TO DO:
Repeat the whole listing exactly as written.

INFORMATION SUPPLIED:
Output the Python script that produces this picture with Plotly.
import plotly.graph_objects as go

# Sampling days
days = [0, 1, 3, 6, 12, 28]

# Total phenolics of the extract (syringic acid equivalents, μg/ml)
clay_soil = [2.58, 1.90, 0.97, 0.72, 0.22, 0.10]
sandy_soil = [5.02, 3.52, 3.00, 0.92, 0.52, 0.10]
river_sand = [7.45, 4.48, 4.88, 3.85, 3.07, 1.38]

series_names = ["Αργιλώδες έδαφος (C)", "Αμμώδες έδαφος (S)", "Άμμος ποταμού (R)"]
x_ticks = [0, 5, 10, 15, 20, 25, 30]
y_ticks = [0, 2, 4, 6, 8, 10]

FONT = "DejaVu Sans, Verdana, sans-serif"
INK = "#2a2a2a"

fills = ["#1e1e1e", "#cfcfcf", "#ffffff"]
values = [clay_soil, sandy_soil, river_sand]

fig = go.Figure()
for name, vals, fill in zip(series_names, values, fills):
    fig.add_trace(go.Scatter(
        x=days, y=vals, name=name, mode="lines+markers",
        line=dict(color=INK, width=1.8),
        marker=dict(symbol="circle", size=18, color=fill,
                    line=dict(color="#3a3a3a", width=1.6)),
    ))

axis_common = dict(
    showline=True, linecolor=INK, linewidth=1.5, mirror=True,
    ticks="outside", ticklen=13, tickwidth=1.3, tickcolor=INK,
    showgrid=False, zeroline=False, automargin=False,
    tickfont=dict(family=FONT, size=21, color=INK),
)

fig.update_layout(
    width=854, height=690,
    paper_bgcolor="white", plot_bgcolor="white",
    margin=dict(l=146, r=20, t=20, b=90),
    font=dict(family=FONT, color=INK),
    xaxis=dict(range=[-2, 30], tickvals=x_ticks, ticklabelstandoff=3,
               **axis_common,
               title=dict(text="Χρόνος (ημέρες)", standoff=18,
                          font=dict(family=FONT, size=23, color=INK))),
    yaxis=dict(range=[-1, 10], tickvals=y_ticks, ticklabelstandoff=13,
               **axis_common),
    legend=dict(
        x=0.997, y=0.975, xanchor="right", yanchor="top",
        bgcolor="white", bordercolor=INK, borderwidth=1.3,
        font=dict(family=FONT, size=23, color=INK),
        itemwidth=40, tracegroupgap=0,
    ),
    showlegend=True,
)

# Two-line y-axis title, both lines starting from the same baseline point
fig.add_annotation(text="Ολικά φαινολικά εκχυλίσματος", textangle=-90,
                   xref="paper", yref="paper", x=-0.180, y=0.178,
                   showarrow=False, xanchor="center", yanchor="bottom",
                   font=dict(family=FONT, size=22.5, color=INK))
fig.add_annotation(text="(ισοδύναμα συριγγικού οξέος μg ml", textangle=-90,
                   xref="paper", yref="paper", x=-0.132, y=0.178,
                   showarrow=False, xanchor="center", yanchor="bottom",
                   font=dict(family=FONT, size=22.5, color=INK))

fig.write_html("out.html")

TASK ANSWER:
Output the Python script that produces this picture with Plotly.
import plotly.graph_objects as go

# Sampling days
days = [0, 1, 3, 6, 12, 28]

# Total phenolics of the extract (syringic acid equivalents, μg/ml)
clay_soil = [2.58, 1.90, 0.97, 0.72, 0.22, 0.10]
sandy_soil = [5.02, 3.52, 3.00, 0.92, 0.52, 0.10]
river_sand = [7.45, 4.48, 4.88, 3.85, 3.07, 1.38]

series_names = ["Αργιλώδες έδαφος (C)", "Αμμώδες έδαφος (S)", "Άμμος ποταμού (R)"]
x_ticks = [0, 5, 10, 15, 20, 25, 30]
y_ticks = [0, 2, 4, 6, 8, 10]

FONT = "DejaVu Sans, Verdana, sans-serif"
INK = "#2a2a2a"

fills = ["#1e1e1e", "#cfcfcf", "#ffffff"]
values = [clay_soil, sandy_soil, river_sand]

fig = go.Figure()
for name, vals, fill in zip(series_names, values, fills):
    fig.add_trace(go.Scatter(
        x=days, y=vals, name=name, mode="lines+markers",
        line=dict(color=INK, width=1.8),
        marker=dict(symbol="circle", size=18, color=fill,
                    line=dict(color="#3a3a3a", width=1.6)),
    ))

axis_common = dict(
    showline=True, linecolor=INK, linewidth=1.5, mirror=True,
    ticks="outside", ticklen=13, tickwidth=1.3, tickcolor=INK,
    showgrid=False, zeroline=False, automargin=False,
    tickfont=dict(family=FONT, size=21, color=INK),
)

fig.update_layout(
    width=854, height=690,
    paper_bgcolor="white", plot_bgcolor="white",
    margin=dict(l=146, r=20, t=20, b=90),
    font=dict(family=FONT, color=INK),
    xaxis=dict(range=[-2, 30], tickvals=x_ticks, ticklabelstandoff=3,
               **axis_common,
               title=dict(text="Χρόνος (ημέρες)", standoff=18,
                          font=dict(family=FONT, size=23, color=INK))),
    yaxis=dict(range=[-1, 10], tickvals=y_ticks, ticklabelstandoff=13,
               **axis_common),
    legend=dict(
        x=0.997, y=0.975, xanchor="right", yanchor="top",
        bgcolor="white", bordercolor=INK, borderwidth=1.3,
        font=dict(family=FONT, size=23, color=INK),
        itemwidth=40, tracegroupgap=0,
    ),
    showlegend=True,
)

# Two-line y-axis title, both lines starting from the same baseline point
fig.add_annotation(text="Ολικά φαινολικά εκχυλίσματος", textangle=-90,
                   xref="paper", yref="paper", x=-0.180, y=0.178,
                   showarrow=False, xanchor="center", yanchor="bottom",
                   font=dict(family=FONT, size=22.5, color=INK))
fig.add_annotation(text="(ισοδύναμα συριγγικού οξέος μg ml", textangle=-90,
                   xref="paper", yref="paper", x=-0.132, y=0.178,
                   showarrow=False, xanchor="center", yanchor="bottom",
                   font=dict(family=FONT, size=22.5, color=INK))

fig.write_html("out.html")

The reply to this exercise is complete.